## BRIEF
Copy the data exactly as it appears, and do not include any pictures.

## PROVIDED MATERIAL

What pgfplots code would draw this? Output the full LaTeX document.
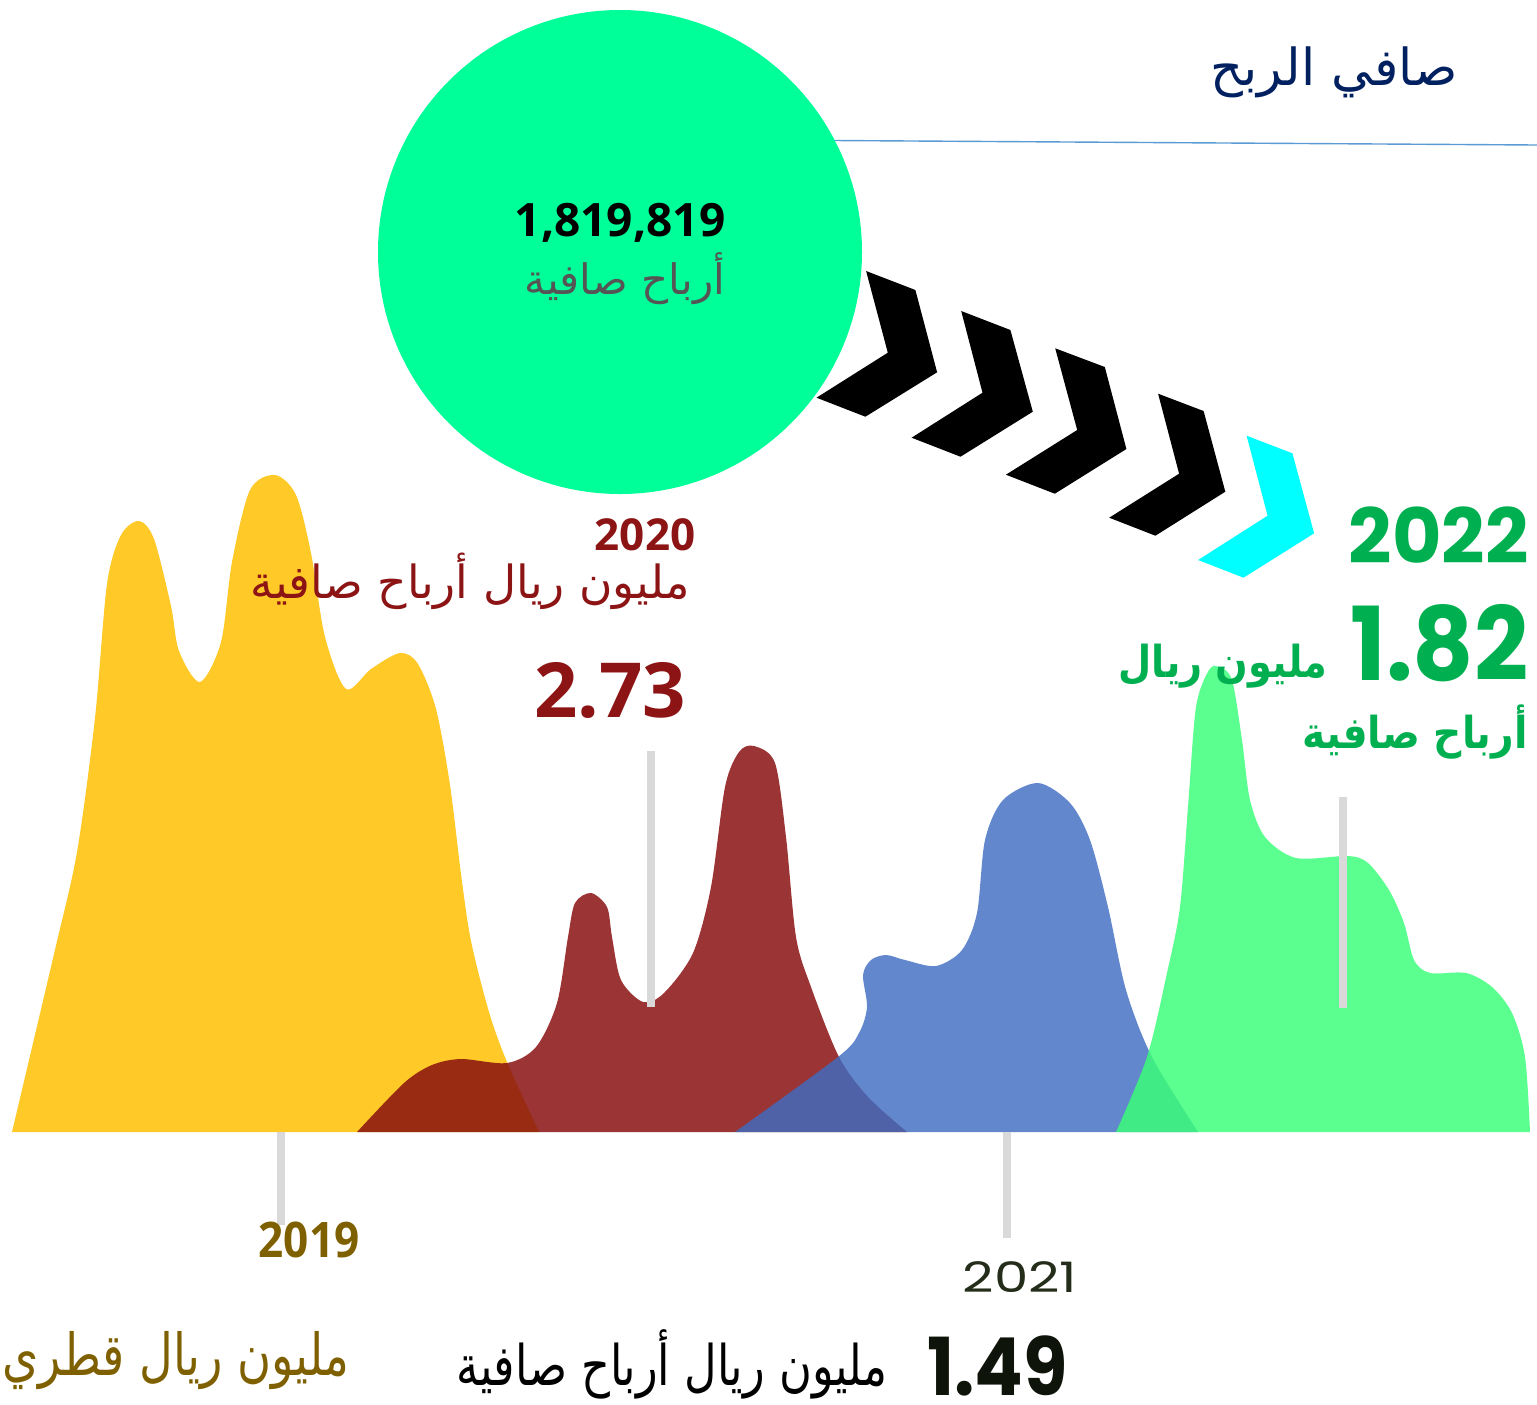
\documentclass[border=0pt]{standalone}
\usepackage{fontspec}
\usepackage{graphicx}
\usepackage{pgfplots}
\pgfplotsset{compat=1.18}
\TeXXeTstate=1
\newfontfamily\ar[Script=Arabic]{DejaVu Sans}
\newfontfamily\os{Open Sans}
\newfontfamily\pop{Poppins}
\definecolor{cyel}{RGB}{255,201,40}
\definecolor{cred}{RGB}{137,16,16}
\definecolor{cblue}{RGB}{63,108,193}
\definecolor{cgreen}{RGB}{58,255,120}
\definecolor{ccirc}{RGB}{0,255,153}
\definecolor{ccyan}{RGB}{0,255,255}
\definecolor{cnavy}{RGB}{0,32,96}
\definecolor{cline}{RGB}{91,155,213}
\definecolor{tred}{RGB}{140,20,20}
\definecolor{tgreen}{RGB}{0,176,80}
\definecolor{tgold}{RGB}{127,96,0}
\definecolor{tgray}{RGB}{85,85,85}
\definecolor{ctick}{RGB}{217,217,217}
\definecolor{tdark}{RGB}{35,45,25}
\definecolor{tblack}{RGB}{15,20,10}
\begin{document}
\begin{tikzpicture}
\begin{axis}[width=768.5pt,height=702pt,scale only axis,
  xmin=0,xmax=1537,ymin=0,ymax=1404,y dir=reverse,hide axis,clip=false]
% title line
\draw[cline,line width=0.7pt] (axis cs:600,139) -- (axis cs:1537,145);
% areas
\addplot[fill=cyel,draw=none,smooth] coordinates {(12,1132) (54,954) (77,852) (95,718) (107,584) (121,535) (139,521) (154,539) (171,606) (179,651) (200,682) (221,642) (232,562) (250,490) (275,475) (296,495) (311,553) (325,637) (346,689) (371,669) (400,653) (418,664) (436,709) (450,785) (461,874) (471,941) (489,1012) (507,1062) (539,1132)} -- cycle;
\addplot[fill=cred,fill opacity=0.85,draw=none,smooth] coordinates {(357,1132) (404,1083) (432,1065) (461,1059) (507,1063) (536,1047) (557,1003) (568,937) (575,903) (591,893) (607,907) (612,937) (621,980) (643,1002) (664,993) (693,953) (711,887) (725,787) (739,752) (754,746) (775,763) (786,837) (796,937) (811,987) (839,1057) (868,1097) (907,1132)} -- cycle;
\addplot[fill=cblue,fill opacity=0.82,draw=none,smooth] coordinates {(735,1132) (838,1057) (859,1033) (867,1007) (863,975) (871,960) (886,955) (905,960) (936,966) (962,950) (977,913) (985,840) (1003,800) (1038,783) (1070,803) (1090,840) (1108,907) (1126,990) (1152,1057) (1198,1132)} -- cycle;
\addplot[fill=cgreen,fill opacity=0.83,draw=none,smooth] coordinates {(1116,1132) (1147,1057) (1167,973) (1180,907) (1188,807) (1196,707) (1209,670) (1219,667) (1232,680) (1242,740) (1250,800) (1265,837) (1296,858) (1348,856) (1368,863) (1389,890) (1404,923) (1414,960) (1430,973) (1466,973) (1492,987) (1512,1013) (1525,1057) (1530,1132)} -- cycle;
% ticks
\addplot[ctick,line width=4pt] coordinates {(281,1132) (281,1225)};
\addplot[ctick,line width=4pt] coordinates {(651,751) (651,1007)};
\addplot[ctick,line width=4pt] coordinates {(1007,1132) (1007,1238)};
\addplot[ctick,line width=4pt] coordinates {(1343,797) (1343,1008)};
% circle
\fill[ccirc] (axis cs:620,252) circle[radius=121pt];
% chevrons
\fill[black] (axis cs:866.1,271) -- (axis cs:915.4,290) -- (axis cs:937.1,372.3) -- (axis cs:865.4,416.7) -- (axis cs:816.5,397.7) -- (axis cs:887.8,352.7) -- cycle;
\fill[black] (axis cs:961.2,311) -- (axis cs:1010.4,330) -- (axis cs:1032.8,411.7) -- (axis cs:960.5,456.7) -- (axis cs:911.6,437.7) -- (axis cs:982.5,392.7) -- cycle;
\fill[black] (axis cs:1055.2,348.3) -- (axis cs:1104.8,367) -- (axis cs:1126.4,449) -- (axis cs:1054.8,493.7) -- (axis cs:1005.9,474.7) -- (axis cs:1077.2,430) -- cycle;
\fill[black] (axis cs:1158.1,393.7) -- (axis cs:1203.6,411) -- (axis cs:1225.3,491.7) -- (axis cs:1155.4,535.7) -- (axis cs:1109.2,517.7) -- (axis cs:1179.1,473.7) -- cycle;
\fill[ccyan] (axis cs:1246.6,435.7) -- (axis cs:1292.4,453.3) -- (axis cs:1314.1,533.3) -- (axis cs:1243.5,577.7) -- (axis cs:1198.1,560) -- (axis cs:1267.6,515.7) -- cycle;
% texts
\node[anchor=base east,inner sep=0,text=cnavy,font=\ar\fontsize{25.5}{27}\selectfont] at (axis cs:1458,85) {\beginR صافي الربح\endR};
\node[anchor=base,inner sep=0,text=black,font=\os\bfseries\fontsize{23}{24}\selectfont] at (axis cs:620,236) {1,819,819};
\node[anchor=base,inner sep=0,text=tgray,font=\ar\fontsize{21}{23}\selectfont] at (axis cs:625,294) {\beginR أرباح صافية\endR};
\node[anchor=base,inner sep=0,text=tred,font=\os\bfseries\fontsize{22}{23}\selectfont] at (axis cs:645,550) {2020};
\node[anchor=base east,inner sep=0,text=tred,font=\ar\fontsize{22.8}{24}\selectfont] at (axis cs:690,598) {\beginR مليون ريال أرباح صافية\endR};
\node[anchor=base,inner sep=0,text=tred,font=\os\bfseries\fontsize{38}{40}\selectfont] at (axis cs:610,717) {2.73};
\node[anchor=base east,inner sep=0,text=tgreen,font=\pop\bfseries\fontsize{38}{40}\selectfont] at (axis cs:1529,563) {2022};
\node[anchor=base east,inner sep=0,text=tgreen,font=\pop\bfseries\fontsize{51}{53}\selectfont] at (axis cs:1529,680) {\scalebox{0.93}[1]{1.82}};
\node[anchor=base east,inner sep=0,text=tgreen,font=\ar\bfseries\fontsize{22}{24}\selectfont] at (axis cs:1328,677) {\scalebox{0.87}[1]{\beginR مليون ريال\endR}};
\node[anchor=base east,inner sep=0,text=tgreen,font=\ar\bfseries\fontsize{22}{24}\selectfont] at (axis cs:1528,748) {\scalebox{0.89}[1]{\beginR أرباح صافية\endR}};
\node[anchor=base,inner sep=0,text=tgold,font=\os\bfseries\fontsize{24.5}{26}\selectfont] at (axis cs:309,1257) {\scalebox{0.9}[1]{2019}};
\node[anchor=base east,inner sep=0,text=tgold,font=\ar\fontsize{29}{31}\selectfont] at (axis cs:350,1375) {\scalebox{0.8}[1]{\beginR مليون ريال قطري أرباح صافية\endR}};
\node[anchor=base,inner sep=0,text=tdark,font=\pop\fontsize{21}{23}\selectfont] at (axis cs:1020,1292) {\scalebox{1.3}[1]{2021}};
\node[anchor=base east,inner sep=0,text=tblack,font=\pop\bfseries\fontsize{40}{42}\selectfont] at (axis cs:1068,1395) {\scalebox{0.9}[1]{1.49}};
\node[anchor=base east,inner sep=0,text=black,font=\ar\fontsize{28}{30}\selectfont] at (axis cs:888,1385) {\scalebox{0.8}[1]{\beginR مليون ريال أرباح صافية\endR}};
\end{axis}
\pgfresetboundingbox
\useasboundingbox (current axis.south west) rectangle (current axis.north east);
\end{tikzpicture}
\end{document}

## TASK SOLUTION
What pgfplots code would draw this? Output the full LaTeX document.
\documentclass[border=0pt]{standalone}
\usepackage{fontspec}
\usepackage{graphicx}
\usepackage{pgfplots}
\pgfplotsset{compat=1.18}
\TeXXeTstate=1
\newfontfamily\ar[Script=Arabic]{DejaVu Sans}
\newfontfamily\os{Open Sans}
\newfontfamily\pop{Poppins}
\definecolor{cyel}{RGB}{255,201,40}
\definecolor{cred}{RGB}{137,16,16}
\definecolor{cblue}{RGB}{63,108,193}
\definecolor{cgreen}{RGB}{58,255,120}
\definecolor{ccirc}{RGB}{0,255,153}
\definecolor{ccyan}{RGB}{0,255,255}
\definecolor{cnavy}{RGB}{0,32,96}
\definecolor{cline}{RGB}{91,155,213}
\definecolor{tred}{RGB}{140,20,20}
\definecolor{tgreen}{RGB}{0,176,80}
\definecolor{tgold}{RGB}{127,96,0}
\definecolor{tgray}{RGB}{85,85,85}
\definecolor{ctick}{RGB}{217,217,217}
\definecolor{tdark}{RGB}{35,45,25}
\definecolor{tblack}{RGB}{15,20,10}
\begin{document}
\begin{tikzpicture}
\begin{axis}[width=768.5pt,height=702pt,scale only axis,
  xmin=0,xmax=1537,ymin=0,ymax=1404,y dir=reverse,hide axis,clip=false]
% title line
\draw[cline,line width=0.7pt] (axis cs:600,139) -- (axis cs:1537,145);
% areas
\addplot[fill=cyel,draw=none,smooth] coordinates {(12,1132) (54,954) (77,852) (95,718) (107,584) (121,535) (139,521) (154,539) (171,606) (179,651) (200,682) (221,642) (232,562) (250,490) (275,475) (296,495) (311,553) (325,637) (346,689) (371,669) (400,653) (418,664) (436,709) (450,785) (461,874) (471,941) (489,1012) (507,1062) (539,1132)} -- cycle;
\addplot[fill=cred,fill opacity=0.85,draw=none,smooth] coordinates {(357,1132) (404,1083) (432,1065) (461,1059) (507,1063) (536,1047) (557,1003) (568,937) (575,903) (591,893) (607,907) (612,937) (621,980) (643,1002) (664,993) (693,953) (711,887) (725,787) (739,752) (754,746) (775,763) (786,837) (796,937) (811,987) (839,1057) (868,1097) (907,1132)} -- cycle;
\addplot[fill=cblue,fill opacity=0.82,draw=none,smooth] coordinates {(735,1132) (838,1057) (859,1033) (867,1007) (863,975) (871,960) (886,955) (905,960) (936,966) (962,950) (977,913) (985,840) (1003,800) (1038,783) (1070,803) (1090,840) (1108,907) (1126,990) (1152,1057) (1198,1132)} -- cycle;
\addplot[fill=cgreen,fill opacity=0.83,draw=none,smooth] coordinates {(1116,1132) (1147,1057) (1167,973) (1180,907) (1188,807) (1196,707) (1209,670) (1219,667) (1232,680) (1242,740) (1250,800) (1265,837) (1296,858) (1348,856) (1368,863) (1389,890) (1404,923) (1414,960) (1430,973) (1466,973) (1492,987) (1512,1013) (1525,1057) (1530,1132)} -- cycle;
% ticks
\addplot[ctick,line width=4pt] coordinates {(281,1132) (281,1225)};
\addplot[ctick,line width=4pt] coordinates {(651,751) (651,1007)};
\addplot[ctick,line width=4pt] coordinates {(1007,1132) (1007,1238)};
\addplot[ctick,line width=4pt] coordinates {(1343,797) (1343,1008)};
% circle
\fill[ccirc] (axis cs:620,252) circle[radius=121pt];
% chevrons
\fill[black] (axis cs:866.1,271) -- (axis cs:915.4,290) -- (axis cs:937.1,372.3) -- (axis cs:865.4,416.7) -- (axis cs:816.5,397.7) -- (axis cs:887.8,352.7) -- cycle;
\fill[black] (axis cs:961.2,311) -- (axis cs:1010.4,330) -- (axis cs:1032.8,411.7) -- (axis cs:960.5,456.7) -- (axis cs:911.6,437.7) -- (axis cs:982.5,392.7) -- cycle;
\fill[black] (axis cs:1055.2,348.3) -- (axis cs:1104.8,367) -- (axis cs:1126.4,449) -- (axis cs:1054.8,493.7) -- (axis cs:1005.9,474.7) -- (axis cs:1077.2,430) -- cycle;
\fill[black] (axis cs:1158.1,393.7) -- (axis cs:1203.6,411) -- (axis cs:1225.3,491.7) -- (axis cs:1155.4,535.7) -- (axis cs:1109.2,517.7) -- (axis cs:1179.1,473.7) -- cycle;
\fill[ccyan] (axis cs:1246.6,435.7) -- (axis cs:1292.4,453.3) -- (axis cs:1314.1,533.3) -- (axis cs:1243.5,577.7) -- (axis cs:1198.1,560) -- (axis cs:1267.6,515.7) -- cycle;
% texts
\node[anchor=base east,inner sep=0,text=cnavy,font=\ar\fontsize{25.5}{27}\selectfont] at (axis cs:1458,85) {\beginR صافي الربح\endR};
\node[anchor=base,inner sep=0,text=black,font=\os\bfseries\fontsize{23}{24}\selectfont] at (axis cs:620,236) {1,819,819};
\node[anchor=base,inner sep=0,text=tgray,font=\ar\fontsize{21}{23}\selectfont] at (axis cs:625,294) {\beginR أرباح صافية\endR};
\node[anchor=base,inner sep=0,text=tred,font=\os\bfseries\fontsize{22}{23}\selectfont] at (axis cs:645,550) {2020};
\node[anchor=base east,inner sep=0,text=tred,font=\ar\fontsize{22.8}{24}\selectfont] at (axis cs:690,598) {\beginR مليون ريال أرباح صافية\endR};
\node[anchor=base,inner sep=0,text=tred,font=\os\bfseries\fontsize{38}{40}\selectfont] at (axis cs:610,717) {2.73};
\node[anchor=base east,inner sep=0,text=tgreen,font=\pop\bfseries\fontsize{38}{40}\selectfont] at (axis cs:1529,563) {2022};
\node[anchor=base east,inner sep=0,text=tgreen,font=\pop\bfseries\fontsize{51}{53}\selectfont] at (axis cs:1529,680) {\scalebox{0.93}[1]{1.82}};
\node[anchor=base east,inner sep=0,text=tgreen,font=\ar\bfseries\fontsize{22}{24}\selectfont] at (axis cs:1328,677) {\scalebox{0.87}[1]{\beginR مليون ريال\endR}};
\node[anchor=base east,inner sep=0,text=tgreen,font=\ar\bfseries\fontsize{22}{24}\selectfont] at (axis cs:1528,748) {\scalebox{0.89}[1]{\beginR أرباح صافية\endR}};
\node[anchor=base,inner sep=0,text=tgold,font=\os\bfseries\fontsize{24.5}{26}\selectfont] at (axis cs:309,1257) {\scalebox{0.9}[1]{2019}};
\node[anchor=base east,inner sep=0,text=tgold,font=\ar\fontsize{29}{31}\selectfont] at (axis cs:350,1375) {\scalebox{0.8}[1]{\beginR مليون ريال قطري أرباح صافية\endR}};
\node[anchor=base,inner sep=0,text=tdark,font=\pop\fontsize{21}{23}\selectfont] at (axis cs:1020,1292) {\scalebox{1.3}[1]{2021}};
\node[anchor=base east,inner sep=0,text=tblack,font=\pop\bfseries\fontsize{40}{42}\selectfont] at (axis cs:1068,1395) {\scalebox{0.9}[1]{1.49}};
\node[anchor=base east,inner sep=0,text=black,font=\ar\fontsize{28}{30}\selectfont] at (axis cs:888,1385) {\scalebox{0.8}[1]{\beginR مليون ريال أرباح صافية\endR}};
\end{axis}
\pgfresetboundingbox
\useasboundingbox (current axis.south west) rectangle (current axis.north east);
\end{tikzpicture}
\end{document}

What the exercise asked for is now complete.